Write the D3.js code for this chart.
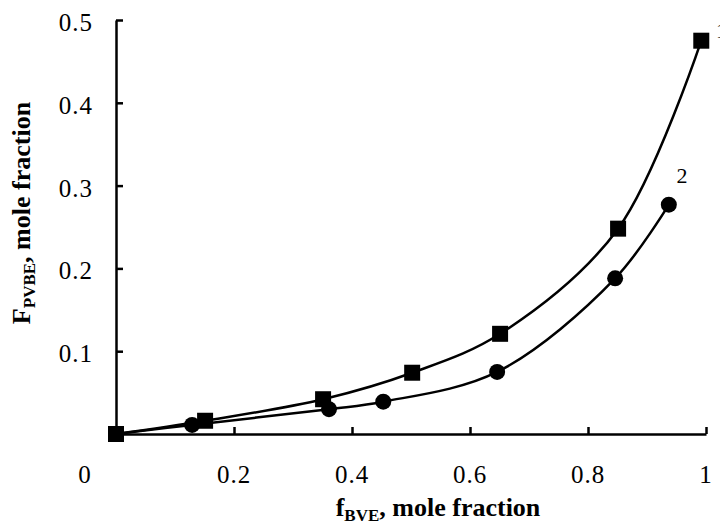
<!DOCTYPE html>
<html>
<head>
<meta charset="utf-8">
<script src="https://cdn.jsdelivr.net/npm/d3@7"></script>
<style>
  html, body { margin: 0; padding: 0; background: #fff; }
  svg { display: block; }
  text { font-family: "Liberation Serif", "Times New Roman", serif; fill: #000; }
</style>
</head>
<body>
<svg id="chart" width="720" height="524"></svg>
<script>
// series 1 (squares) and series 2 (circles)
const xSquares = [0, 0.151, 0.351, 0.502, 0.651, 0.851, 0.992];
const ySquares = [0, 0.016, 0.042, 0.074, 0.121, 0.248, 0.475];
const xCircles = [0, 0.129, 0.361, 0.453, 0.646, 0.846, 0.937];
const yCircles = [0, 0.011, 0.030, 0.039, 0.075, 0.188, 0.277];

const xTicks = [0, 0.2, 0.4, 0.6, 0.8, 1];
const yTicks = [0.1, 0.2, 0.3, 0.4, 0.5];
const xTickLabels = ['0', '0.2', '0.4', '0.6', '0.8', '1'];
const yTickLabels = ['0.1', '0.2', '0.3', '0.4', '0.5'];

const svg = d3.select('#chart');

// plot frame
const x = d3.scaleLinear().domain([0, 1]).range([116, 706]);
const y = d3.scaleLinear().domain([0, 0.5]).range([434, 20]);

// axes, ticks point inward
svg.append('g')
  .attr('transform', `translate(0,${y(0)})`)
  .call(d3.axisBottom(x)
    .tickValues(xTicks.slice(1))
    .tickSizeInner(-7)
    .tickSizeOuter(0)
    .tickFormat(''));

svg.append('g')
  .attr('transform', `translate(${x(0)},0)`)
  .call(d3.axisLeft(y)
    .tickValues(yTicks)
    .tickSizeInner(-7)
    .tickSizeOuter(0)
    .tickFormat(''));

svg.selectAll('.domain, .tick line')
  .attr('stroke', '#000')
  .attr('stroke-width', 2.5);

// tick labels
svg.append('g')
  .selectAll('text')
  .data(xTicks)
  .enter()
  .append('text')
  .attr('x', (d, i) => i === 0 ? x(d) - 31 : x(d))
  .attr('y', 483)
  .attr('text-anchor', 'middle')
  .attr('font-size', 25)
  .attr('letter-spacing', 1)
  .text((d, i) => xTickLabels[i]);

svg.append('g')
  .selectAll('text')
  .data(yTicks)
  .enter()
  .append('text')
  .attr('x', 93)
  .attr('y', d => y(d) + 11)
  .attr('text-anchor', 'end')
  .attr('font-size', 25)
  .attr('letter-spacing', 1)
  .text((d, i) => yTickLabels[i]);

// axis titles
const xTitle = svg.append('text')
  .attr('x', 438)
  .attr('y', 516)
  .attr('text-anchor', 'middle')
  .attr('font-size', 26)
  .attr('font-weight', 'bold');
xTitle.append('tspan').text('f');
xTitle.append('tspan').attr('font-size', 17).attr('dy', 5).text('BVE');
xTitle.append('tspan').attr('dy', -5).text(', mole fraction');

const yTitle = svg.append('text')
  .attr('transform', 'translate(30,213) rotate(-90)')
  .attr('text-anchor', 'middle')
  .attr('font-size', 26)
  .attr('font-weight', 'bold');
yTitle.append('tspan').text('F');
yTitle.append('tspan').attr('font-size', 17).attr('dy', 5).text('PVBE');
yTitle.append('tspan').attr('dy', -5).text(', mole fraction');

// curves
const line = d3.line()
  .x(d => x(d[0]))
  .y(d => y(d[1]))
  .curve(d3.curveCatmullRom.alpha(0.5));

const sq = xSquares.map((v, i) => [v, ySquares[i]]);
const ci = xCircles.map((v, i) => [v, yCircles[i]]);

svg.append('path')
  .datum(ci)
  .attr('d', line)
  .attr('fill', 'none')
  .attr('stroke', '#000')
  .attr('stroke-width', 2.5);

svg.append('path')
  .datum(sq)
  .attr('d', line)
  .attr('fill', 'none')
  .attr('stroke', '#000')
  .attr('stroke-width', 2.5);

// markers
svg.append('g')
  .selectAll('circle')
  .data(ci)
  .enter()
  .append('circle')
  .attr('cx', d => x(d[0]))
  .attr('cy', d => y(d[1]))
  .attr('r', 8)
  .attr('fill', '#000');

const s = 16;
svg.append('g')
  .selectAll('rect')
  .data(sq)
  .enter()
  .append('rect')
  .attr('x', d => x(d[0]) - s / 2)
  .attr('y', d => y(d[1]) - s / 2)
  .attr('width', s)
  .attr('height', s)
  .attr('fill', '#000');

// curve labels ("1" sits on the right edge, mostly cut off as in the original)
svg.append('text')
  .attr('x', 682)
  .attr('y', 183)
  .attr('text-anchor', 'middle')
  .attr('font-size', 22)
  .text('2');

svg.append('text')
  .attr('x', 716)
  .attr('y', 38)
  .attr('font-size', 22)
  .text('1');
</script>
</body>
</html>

* Exercise prompt
Repeat, with no pictures, each line from the beginning of the data through the line containing "const yCircles = [0, 0.011, 0.030, 0.039, 0.075, 0.188, 0.277];", inclusive.

* Correct output
Write the D3.js code for this chart.
<!DOCTYPE html>
<html>
<head>
<meta charset="utf-8">
<script src="https://cdn.jsdelivr.net/npm/d3@7"></script>
<style>
  html, body { margin: 0; padding: 0; background: #fff; }
  svg { display: block; }
  text { font-family: "Liberation Serif", "Times New Roman", serif; fill: #000; }
</style>
</head>
<body>
<svg id="chart" width="720" height="524"></svg>
<script>
// series 1 (squares) and series 2 (circles)
const xSquares = [0, 0.151, 0.351, 0.502, 0.651, 0.851, 0.992];
const ySquares = [0, 0.016, 0.042, 0.074, 0.121, 0.248, 0.475];
const xCircles = [0, 0.129, 0.361, 0.453, 0.646, 0.846, 0.937];
const yCircles = [0, 0.011, 0.030, 0.039, 0.075, 0.188, 0.277];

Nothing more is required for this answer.